Actually I discussed this very subject with my brother in law a retired chef. He reckons that if you add a teaspoon of sugar to the baked beans it solidifies the sauce slightly and reduces the flow. It might solve the problem but spoil the taste.
Like giving up anything, there is a cold turkey phase! I can’t go back now…
It’s clear from various comments on here that my handling of beans is suspect and needs to be altered. I have never used a spoon and it is clear that would aid the even distribution of sauce. It may also eradicate another problem. Currently I take the lid off the beans and shake the can rigorously into the saucepan until the contents are emptied from the can. Except that they never are – not matter how hard you shake the tin there are residue beans that refuse to leave the can.
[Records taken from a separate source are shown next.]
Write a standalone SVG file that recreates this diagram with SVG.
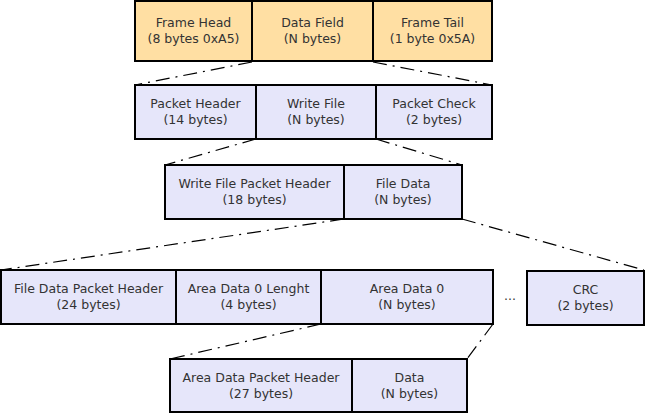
<svg xmlns="http://www.w3.org/2000/svg" width="648" height="416" viewBox="0 0 648 416">
<style>
.o{fill:#FFDFA3;stroke:#000;stroke-width:2}
.b{fill:#E6E6FA;stroke:#000;stroke-width:2}
text{font-family:"DejaVu Sans",sans-serif;font-size:12.5px;fill:#333;text-anchor:middle}
.c line{stroke:#000;stroke-width:1.2;stroke-dasharray:14,6,2,6;fill:none}
</style>
<rect width="648" height="416" fill="#fff"/>
<g class="c" id="connectors">
<line x1="252" y1="62" x2="135" y2="85"/>
<line x1="373" y1="62" x2="492" y2="85"/>
<line x1="256" y1="139" x2="165" y2="165"/>
<line x1="376" y1="139" x2="462" y2="165"/>
<line x1="344" y1="219" x2="1" y2="270"/>
<line x1="462" y1="219" x2="644" y2="270"/>
<line x1="321" y1="324" x2="170" y2="359"/>
<line x1="493" y1="324" x2="467" y2="359"/>
</g>
<g id="frame-head"><rect class="o" x="135" y="1" width="117" height="60"/><text x="193.5" y="27">Frame Head</text><text x="193.5" y="43">(8 bytes 0xA5)</text></g>
<g id="data-field"><rect class="o" x="252" y="1" width="121" height="60"/><text x="312.5" y="27">Data Field</text><text x="312.5" y="43">(N bytes)</text></g>
<g id="frame-tail"><rect class="o" x="373" y="1" width="119" height="60"/><text x="432.5" y="27">Frame Tail</text><text x="432.5" y="43">(1 byte 0x5A)</text></g>
<g id="packet-header"><rect class="b" x="135" y="85" width="121" height="54"/><text x="195.5" y="108">Packet Header</text><text x="195.5" y="124">(14 bytes)</text></g>
<g id="write-file"><rect class="b" x="256" y="85" width="120" height="54"/><text x="316" y="108">Write File</text><text x="316" y="124">(N bytes)</text></g>
<g id="packet-check"><rect class="b" x="376" y="85" width="116" height="54"/><text x="434" y="108">Packet Check</text><text x="434" y="124">(2 bytes)</text></g>
<g id="wf-packet-header"><rect class="b" x="165" y="165" width="179" height="54"/><text x="254.5" y="188">Write File Packet Header</text><text x="254.5" y="204">(18 bytes)</text></g>
<g id="file-data"><rect class="b" x="344" y="165" width="118" height="54"/><text x="403" y="188">File Data</text><text x="403" y="204">(N bytes)</text></g>
<g id="fd-packet-header"><rect class="b" x="1" y="270" width="175" height="54"/><text x="88.5" y="293">File Data Packet Header</text><text x="88.5" y="309">(24 bytes)</text></g>
<g id="area-len"><rect class="b" x="176" y="270" width="145" height="54"/><text x="248.5" y="293">Area Data 0 Lenght</text><text x="248.5" y="309">(4 bytes)</text></g>
<g id="area-data"><rect class="b" x="321" y="270" width="172" height="54"/><text x="407" y="293">Area Data 0</text><text x="407" y="309">(N bytes)</text></g>
<g id="ellipsis"><text x="510" y="300">...</text></g>
<g id="crc"><rect class="b" x="527" y="271" width="117" height="54"/><text x="585.5" y="294">CRC</text><text x="585.5" y="310">(2 bytes)</text></g>
<g id="ad-packet-header"><rect class="b" x="170" y="359" width="182" height="53"/><text x="261" y="382">Area Data Packet Header</text><text x="261" y="398">(27 bytes)</text></g>
<g id="data"><rect class="b" x="352" y="359" width="115" height="53"/><text x="409.5" y="382">Data</text><text x="409.5" y="398">(N bytes)</text></g>
</svg>
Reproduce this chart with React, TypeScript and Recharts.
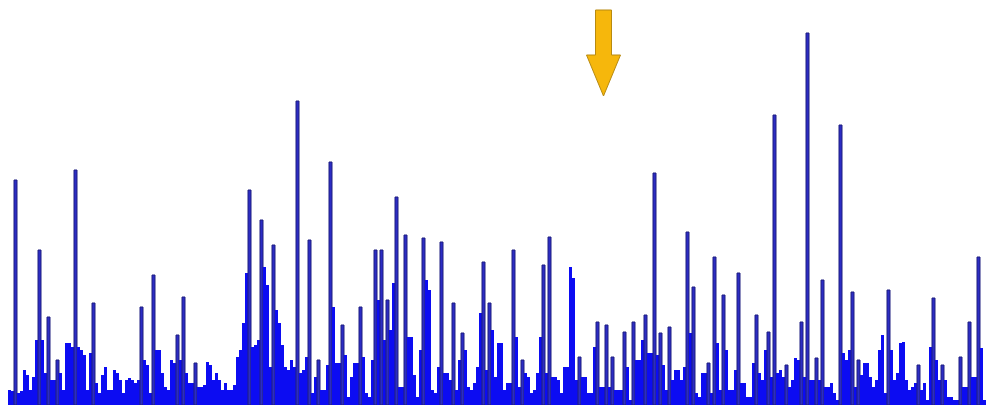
import { Bar, BarChart, Cell, ReferenceDot, XAxis, YAxis } from "recharts";

// peak heights per bin (px above the baseline)
const heights = [
  15, 14, 225, 12, 14, 35, 30, 15, 28, 65,
  155, 65, 32, 88, 25, 25, 45, 32, 15, 62,
  62, 58, 235, 58, 55, 50, 15, 52, 102, 22,
  12, 30, 38, 15, 15, 35, 32, 25, 12, 25,
  27, 25, 22, 25, 98, 45, 40, 12, 130, 55,
  55, 32, 18, 15, 45, 42, 70, 45, 108, 32,
  22, 22, 42, 18, 18, 20, 43, 40, 25, 32,
  25, 15, 22, 15, 15, 20, 48, 55, 82, 132,
  215, 58, 60, 65, 185, 138, 120, 38, 160, 95,
  82, 60, 38, 35, 45, 38, 304, 32, 35, 48,
  165, 12, 28, 45, 15, 15, 40, 243, 98, 42,
  42, 80, 50, 8, 28, 42, 42, 98, 48, 12,
  8, 45, 155, 105, 155, 65, 105, 75, 122, 208,
  18, 18, 170, 68, 68, 30, 8, 55, 167, 125,
  115, 15, 12, 38, 163, 32, 32, 25, 102, 15,
  45, 72, 55, 18, 15, 22, 38, 92, 143, 35,
  102, 75, 28, 62, 62, 15, 22, 22, 155, 68,
  18, 45, 32, 28, 12, 15, 32, 68, 140, 32,
  168, 28, 28, 25, 12, 38, 38, 138, 127, 25,
  48, 28, 28, 12, 12, 58, 83, 18, 18, 80,
  18, 48, 15, 15, 15, 73, 38, 5, 83, 45,
  45, 65, 90, 52, 52, 232, 50, 72, 40, 15,
  78, 25, 35, 35, 25, 38, 173, 72, 118, 12,
  8, 32, 32, 42, 12, 148, 62, 15, 110, 55,
  15, 15, 35, 132, 22, 22, 8, 8, 42, 90,
  32, 25, 55, 73, 28, 290, 32, 35, 28, 40,
  18, 25, 47, 45, 83, 28, 372, 25, 25, 47,
  25, 125, 18, 18, 22, 12, 5, 280, 52, 45,
  55, 113, 18, 45, 30, 42, 42, 28, 18, 25,
  55, 70, 12, 115, 55, 25, 32, 62, 63, 25,
  15, 18, 22, 40, 15, 22, 5, 58, 107, 45,
  25, 40, 25, 8, 8, 5, 5, 48, 18, 18,
  83, 28, 28, 148, 57, 5,
];

const bins = heights.map((_, i) => i);

// the marked bin and where the arrow tip sits
const arrowBin = 198;
const arrowTip = 309;

const data = bins.map((b) => ({ bin: b, h: heights[b] }));

function isSpike(i: number) {
  const v = heights[i];
  const prev = heights[i - 1] ?? 0;
  const next = heights[i + 1] ?? 0;
  return v > 35 && v > Math.max(prev, next) * 1.3;
}

function Arrow(props: any) {
  const { cx, cy } = props;
  if (cx == null || cy == null) return null;
  const pts = [
    [cx, cy],
    [cx - 17, cy - 41],
    [cx - 8, cy - 41],
    [cx - 8, cy - 86],
    [cx + 8, cy - 86],
    [cx + 8, cy - 41],
    [cx + 17, cy - 41],
  ]
    .map((p) => p.join(","))
    .join(" ");
  return <polygon points={pts} fill="#F6B70C" stroke="#B88A10" strokeWidth={1} />;
}

export default function App() {
  return (
    <div style={{ position: "absolute", left: 0, top: 0, width: 989, height: 405, background: "#fff" }}>
      <BarChart
        width={989}
        height={405}
        data={data}
        margin={{ top: 0, right: 3, bottom: 0, left: 8 }}
        barCategoryGap={0}
        barGap={0}
      >
        <XAxis dataKey="bin" hide />
        <YAxis hide domain={[0, 405]} />
        <Bar dataKey="h" isAnimationActive={false}>
          {data.map((d) =>
            isSpike(d.bin) ? (
              <Cell key={d.bin} fill="#2c2cc4" stroke="#1f1f80" strokeWidth={1} />
            ) : (
              <Cell key={d.bin} fill="#0c0cf2" />
            )
          )}
        </Bar>
        <ReferenceDot x={arrowBin} y={arrowTip} shape={<Arrow />} />
      </BarChart>
    </div>
  );
}
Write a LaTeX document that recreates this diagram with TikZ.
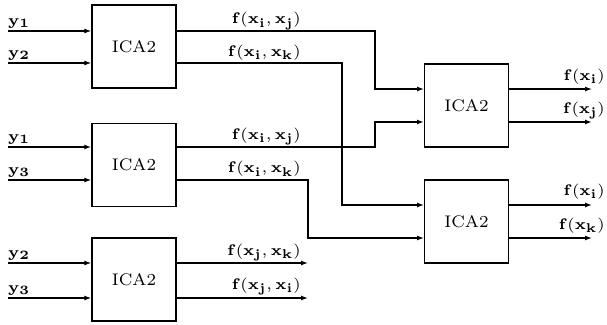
\documentclass[tikz,border=0pt]{standalone}
\usepackage{graphicx}
\usetikzlibrary{arrows.meta}
% small design sizes blown up, for the heavy look of the labels
\newcommand\lbl[1]{\scalebox{2.55}{\fontsize{6}{7}\selectfont$\mathbf{#1}$}}
\newcommand\icatext{\scalebox{2.4}{\fontsize{7}{8}\selectfont ICA2}}
\begin{document}
\begin{tikzpicture}[x=1pt,y=-1pt,
  block/.style={draw,line width=1.4pt,minimum width=84pt,minimum height=83pt,inner sep=0pt},
  wire/.style={line width=1.3pt},
  thickwire/.style={line width=2pt},
  arr/.style={-{Latex[length=7pt,width=5pt]}},
  inlab/.style={anchor=base west,inner sep=0pt},
  outlab/.style={anchor=base east,inner sep=0pt}]
\useasboundingbox (0,0) rectangle (607,324);

% processing blocks
\node[block] (b1) at (134,46.5) {\icatext};
\node[block] (b2) at (134,165) {\icatext};
\node[block] (b3) at (134,279.5) {\icatext};
\node[block] (b4) at (466.5,105.5) {\icatext};
\node[block] (b5) at (466.5,221.5) {\icatext};

% free ends of the input lines
\coordinate (y11) at (8,31);
\coordinate (y12) at (8,63);
\coordinate (y21) at (8,147);
\coordinate (y23) at (8,180);
\coordinate (y32) at (8,263);
\coordinate (y33) at (8,298);

% entry points of the second stage
\coordinate (p4a) at (424,89);
\coordinate (p4b) at (424,122);
\coordinate (p5a) at (424,205);
\coordinate (p5b) at (424,238);

% free ends of the output lines
\coordinate (o3a) at (308,263);
\coordinate (o3b) at (308,298);
\coordinate (o4a) at (592,89);
\coordinate (o4b) at (592,122);
\coordinate (o5a) at (592,205);
\coordinate (o5b) at (592,238);

% inputs
\draw[wire,arr] (y11) -- (y11 -| b1.west);
\draw[wire,arr] (y12) -- (y12 -| b1.west);
\draw[thickwire,arr] (y21) -- (y21 -| b2.west);
\draw[wire,arr] (y23) -- (y23 -| b2.west);
\draw[wire,arr] (y32) -- (y32 -| b3.west);
\draw[wire,arr] (y33) -- (y33 -| b3.west);

% first stage to second stage
\draw[wire,arr] (b1.east |- y11) -- (375,31) |- (p4a);
\draw[wire,arr] (b1.east |- y12) -- (342,63) |- (p5a);
\draw[thickwire,arr] (b2.east |- y21) -- (375,147) |- (p4b);
\draw[wire,arr] (b2.east |- y23) -- (308,180) |- (p5b);
\draw[wire,arr] (b3.east |- y32) -- (o3a);
\draw[wire,arr] (b3.east |- y33) -- (o3b);

% outputs of the second stage
\draw[wire,arr] (b4.east |- o4a) -- (o4a);
\draw[thickwire,arr] (b4.east |- o4b) -- (o4b);
\draw[wire,arr] (b5.east |- o5a) -- (o5a);
\draw[wire,arr] (b5.east |- o5b) -- (o5b);

% input labels
\node[inlab] (l11) at (8,25) {\lbl{y_1}};
\node[inlab] (l12) at (8,57) {\lbl{y_2}};
\node[inlab] (l21) at (8,141) {\lbl{y_1}};
\node[inlab] (l23) at (8,174) {\lbl{y_3}};
\node[inlab] (l32) at (8,257) {\lbl{y_2}};
\node[inlab] (l33) at (8,292) {\lbl{y_3}};

% output labels of the first stage
\node[outlab] (m11) at (301,23.5) {\lbl{f(x_i,x_j)}};
\node[outlab] (m12) at (301,56) {\lbl{f(x_i,x_k)}};
\node[outlab] (m21) at (301,139) {\lbl{f(x_i,x_j)}};
\node[outlab] (m23) at (301,172.5) {\lbl{f(x_i,x_k)}};
\node[outlab] (m32) at (301,255) {\lbl{f(x_j,x_k)}};
\node[outlab] (m33) at (301,289) {\lbl{f(x_j,x_i)}};

% output labels of the second stage
\node[outlab] (n4a) at (605,80) {\lbl{f(x_i)}};
\node[outlab] (n4b) at (605,113) {\lbl{f(x_j)}};
\node[outlab] (n5a) at (605,195) {\lbl{f(x_i)}};
\node[outlab] (n5b) at (605,229) {\lbl{f(x_k)}};
\end{tikzpicture}
\end{document}
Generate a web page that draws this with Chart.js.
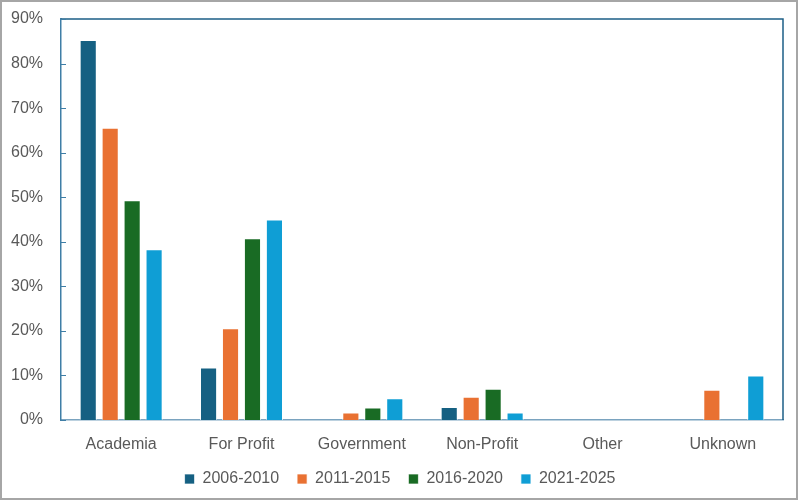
<!DOCTYPE html>
<html>
<head>
<meta charset="utf-8">
<script src="https://cdn.jsdelivr.net/npm/chart.js@4"></script>
<style>
  html, body { margin: 0; padding: 0; background: #fff; }
  #wrap { width: 800px; height: 501px; position: relative; }
</style>
</head>
<body>
<div id="wrap"><canvas id="myChart"></canvas></div>
<script>
var categories = ['Academia', 'For Profit', 'Government', 'Non-Profit', 'Other', 'Unknown'];
var periods = ['2006-2010', '2011-2015', '2016-2020', '2021-2025'];

// share of records per period, in %
var p2006 = [85.3, 11.8, 0, 2.9, 0, 0];
var p2011 = [65.6, 20.6, 1.7, 5.2, 0, 6.8];
var p2016 = [49.3, 40.8, 2.8, 7.0, 0, 0];
var p2021 = [38.3, 45.0, 4.9, 1.7, 0, 10.0];

var colors = ['#156082', '#E97132', '#196B24', '#0F9ED5'];
var textColor = '#595959';

// white page, grey outer border, frame round the plot area
var framePlugin = {
  id: 'frame',
  beforeDraw: function (chart) {
    var c = chart.ctx;
    c.save();
    c.fillStyle = '#fff';
    c.fillRect(0, 0, chart.width, chart.height);
    c.restore();
  },
  afterDraw: function (chart) {
    var c = chart.ctx, a = chart.chartArea;
    c.save();
    c.strokeStyle = '#a6a6a6';
    c.lineWidth = 2;
    c.strokeRect(1, 1, chart.width - 4, chart.height - 3);

    c.strokeStyle = '#1d5f86';
    c.lineWidth = 1.5;
    c.beginPath();
    c.moveTo(a.left, a.top);
    c.lineTo(a.right, a.top);
    c.lineTo(a.right, a.bottom);
    c.stroke();

    // inward tick marks on the value axis
    var y = chart.scales.y;
    c.strokeStyle = '#3f7ea6';
    c.lineWidth = 1;
    y.ticks.forEach(function (t) {
      var py = Math.round(y.getPixelForValue(t.value)) + 0.5;
      c.beginPath();
      c.moveTo(a.left, py);
      c.lineTo(a.left + 5, py);
      c.stroke();
    });
    c.restore();
  }
};

var ctx = document.getElementById('myChart').getContext('2d');
var data = [p2006, p2011, p2016, p2021];

var chart = new Chart(ctx, {
  type: 'bar',
  data: {
    labels: categories,
    datasets: periods.map(function (p, i) {
      return {
        label: p,
        data: data[i],
        backgroundColor: colors[i],
        borderColor: 'rgba(255,255,255,0.7)',
        borderWidth: 1,
        categoryPercentage: 0.73,
        barPercentage: 0.78
      };
    })
  },
  options: {
    responsive: true,
    maintainAspectRatio: false,
    animation: false,
    layout: { padding: { top: 19, right: 0, bottom: 4, left: 0 } },
    font: { family: 'Liberation Sans' },
    scales: {
      x: {
        grid: { display: false, drawTicks: false },
        border: { color: '#7aa3bf', width: 1.5 },
        ticks: { color: textColor, font: { family: 'Liberation Sans', size: 16 }, padding: 15 },
        afterFit: function (s) { s.height = 33; }
      },
      y: {
        min: 0,
        max: 90,
        grid: { display: false, drawTicks: false },
        border: { color: '#3f7ea6', width: 1.5 },
        ticks: {
          stepSize: 10,
          color: textColor,
          font: { family: 'Liberation Sans', size: 16 },
          padding: 18,
          callback: function (v) { return v + '%'; }
        },
        afterFit: function (s) { s.width = 61; s.paddingTop = 0; s.paddingBottom = 0; }
      },
      // empty right-hand spacer so the legend stays centred on the page
      yr: {
        position: 'right',
        display: true,
        grid: { display: false, drawTicks: false },
        border: { display: false },
        ticks: { display: false },
        afterFit: function (s) { s.width = 17; s.paddingTop = 0; s.paddingBottom = 0; }
      }
    },
    plugins: {
      legend: {
        position: 'bottom',
        labels: {
          color: textColor,
          font: { family: 'Liberation Sans', size: 16 },
          boxWidth: 10,
          boxHeight: 10,
          padding: 18
        }
      },
      tooltip: { enabled: false }
    }
  },
  plugins: [framePlugin]
});
</script>
</body>
</html>
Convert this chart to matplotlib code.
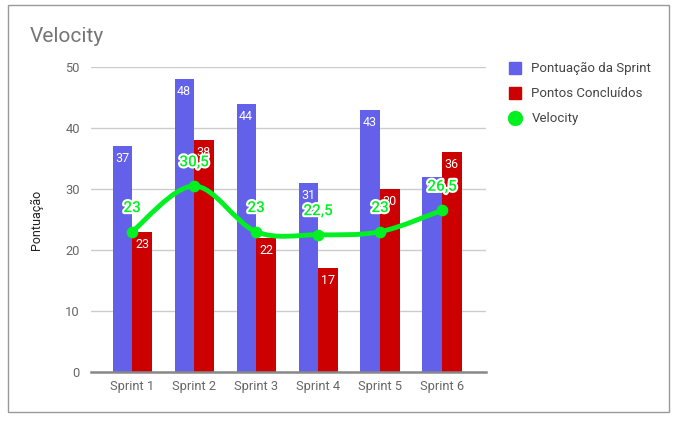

Judicious use of a spoon would solve that issue
Ah, those, yes. They are known as Trump beans – they just won’t let go.
I remember the supermarkets had Baked Bean wars in the early 90s. They were undercutting each other to such an extent that cans were being sold for literally tuppence.
I don’t recall that and thus that is fake news
Ha! That bloke Trump used to say that kind of thing all the time.
Fake news is now fake olds.
@SteveT is 14 short of a hamper, err 13 now.
Should he put it in the fridge or keep it at room temp?
This far down and still no advice on the best way to consume Corsair tinned chicken. Cold out of the can in one gulp is my gut instinct. Best not to shake first – don’t want to upset that balanced blend of coagulations. Leftovers (unlikely!) should be relocated to a local council incinerator.
This far down and still this hasn’t been posted.
We were posh in our house. We had Cross & Blackwell. I wasn’t so keen on theirs though. You’d find detached bean skins that were not really digestible, they could get stuck in your teeth as well. Once I left home I switched to Heinz. How liberating that was.
Did you leave home because of the unsatisfactory bean situation? We need to know…
Hamper for Mr T!
When he’s emptied it he’ll have somewhere new to store his saucepan lids.